The locomotive boiler has horizontal tubes, a massive amount of metal, and usually several feet of elevation distance between the bottom washout plug and the open vent at the top. The big elevation difference between the inlet and outlet acts like a tall chimney, promoting purge air to circulate and dry out the boiler. So when the loco boiler is drained, there is indeed an opportunity to get all the tubes dry, and if there is some water left standing at the bottom of the boiler it will only cause some rust on a plate that is very thick, about 3/4 inch or so. Since the tubes generally have a wall thickness that is only a small fraction of the main boiler shell, corrosion on the tubes is the main concern.
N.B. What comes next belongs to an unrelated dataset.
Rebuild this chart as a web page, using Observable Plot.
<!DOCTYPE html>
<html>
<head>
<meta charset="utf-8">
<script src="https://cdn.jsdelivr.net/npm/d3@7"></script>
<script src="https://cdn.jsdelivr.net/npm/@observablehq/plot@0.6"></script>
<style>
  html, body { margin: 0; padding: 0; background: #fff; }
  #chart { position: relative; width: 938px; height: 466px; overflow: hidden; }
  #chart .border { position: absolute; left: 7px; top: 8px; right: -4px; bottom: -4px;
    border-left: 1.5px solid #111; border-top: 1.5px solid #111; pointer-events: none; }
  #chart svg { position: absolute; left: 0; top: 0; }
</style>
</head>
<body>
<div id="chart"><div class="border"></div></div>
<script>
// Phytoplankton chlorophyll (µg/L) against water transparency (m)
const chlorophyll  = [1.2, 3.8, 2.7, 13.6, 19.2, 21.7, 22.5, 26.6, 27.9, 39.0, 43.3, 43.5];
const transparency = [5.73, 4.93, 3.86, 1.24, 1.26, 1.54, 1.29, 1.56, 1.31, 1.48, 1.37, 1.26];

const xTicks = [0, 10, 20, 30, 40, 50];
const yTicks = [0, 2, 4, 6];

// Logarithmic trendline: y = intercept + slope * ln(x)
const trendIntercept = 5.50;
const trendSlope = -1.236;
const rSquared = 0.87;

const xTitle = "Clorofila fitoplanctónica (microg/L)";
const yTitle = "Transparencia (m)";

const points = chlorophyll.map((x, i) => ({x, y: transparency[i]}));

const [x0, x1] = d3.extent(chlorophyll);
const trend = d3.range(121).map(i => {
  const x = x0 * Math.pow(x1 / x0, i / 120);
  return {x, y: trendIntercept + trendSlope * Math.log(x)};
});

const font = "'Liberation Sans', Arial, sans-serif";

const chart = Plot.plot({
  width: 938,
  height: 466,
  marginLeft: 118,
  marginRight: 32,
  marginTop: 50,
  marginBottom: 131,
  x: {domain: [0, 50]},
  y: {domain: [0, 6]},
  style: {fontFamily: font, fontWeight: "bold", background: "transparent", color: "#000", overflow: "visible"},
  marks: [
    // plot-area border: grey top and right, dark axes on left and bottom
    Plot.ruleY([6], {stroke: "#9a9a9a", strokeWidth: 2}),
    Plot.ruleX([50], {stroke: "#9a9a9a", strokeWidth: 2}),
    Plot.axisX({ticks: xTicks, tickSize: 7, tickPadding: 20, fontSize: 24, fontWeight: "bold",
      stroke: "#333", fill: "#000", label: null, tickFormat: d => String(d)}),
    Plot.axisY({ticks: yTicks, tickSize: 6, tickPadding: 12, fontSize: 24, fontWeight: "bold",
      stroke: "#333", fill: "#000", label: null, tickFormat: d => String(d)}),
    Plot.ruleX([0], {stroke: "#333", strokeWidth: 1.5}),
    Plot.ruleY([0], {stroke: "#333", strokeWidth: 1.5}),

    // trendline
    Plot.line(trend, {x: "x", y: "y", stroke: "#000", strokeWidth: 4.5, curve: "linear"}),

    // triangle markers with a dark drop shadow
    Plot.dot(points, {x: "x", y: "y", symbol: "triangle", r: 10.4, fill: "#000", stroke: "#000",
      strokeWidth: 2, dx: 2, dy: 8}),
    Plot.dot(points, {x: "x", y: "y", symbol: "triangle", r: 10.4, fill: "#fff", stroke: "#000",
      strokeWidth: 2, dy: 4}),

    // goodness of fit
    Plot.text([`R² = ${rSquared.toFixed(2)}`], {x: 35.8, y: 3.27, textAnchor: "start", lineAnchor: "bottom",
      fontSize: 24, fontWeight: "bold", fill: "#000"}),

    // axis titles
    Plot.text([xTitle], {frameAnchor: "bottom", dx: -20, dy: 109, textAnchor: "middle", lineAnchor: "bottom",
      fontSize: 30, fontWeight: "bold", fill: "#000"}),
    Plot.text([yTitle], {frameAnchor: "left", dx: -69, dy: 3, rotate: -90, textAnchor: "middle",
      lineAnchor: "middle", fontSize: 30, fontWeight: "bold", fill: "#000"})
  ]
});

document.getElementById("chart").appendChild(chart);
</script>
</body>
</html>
The boiler in a drained and dry condition is the best for layup, however I have found that achieving this with a small launch boiler, just using the residual heat in the boiler metal, does not work. A small launch boiler has much less mass, and cools down much more quicky than a railroad locomotive boiler.

Many launch type boilers, such as a VFT type, have their washout plugs mounted a little above the bottom tube sheet, so when drained there is water standing there, in direct contact with the tubes. If vented to atmospheric air, this is the ideal condition to promote corrosion on the tubes. A launch with a watertube boiler would stand a better chance of getting the tubes dry, as any residual water would probably lay in the bottom drum, however many watertube launch boilers have hotizontal watertube runs, and a small slope may prevent full drainage of these tubes.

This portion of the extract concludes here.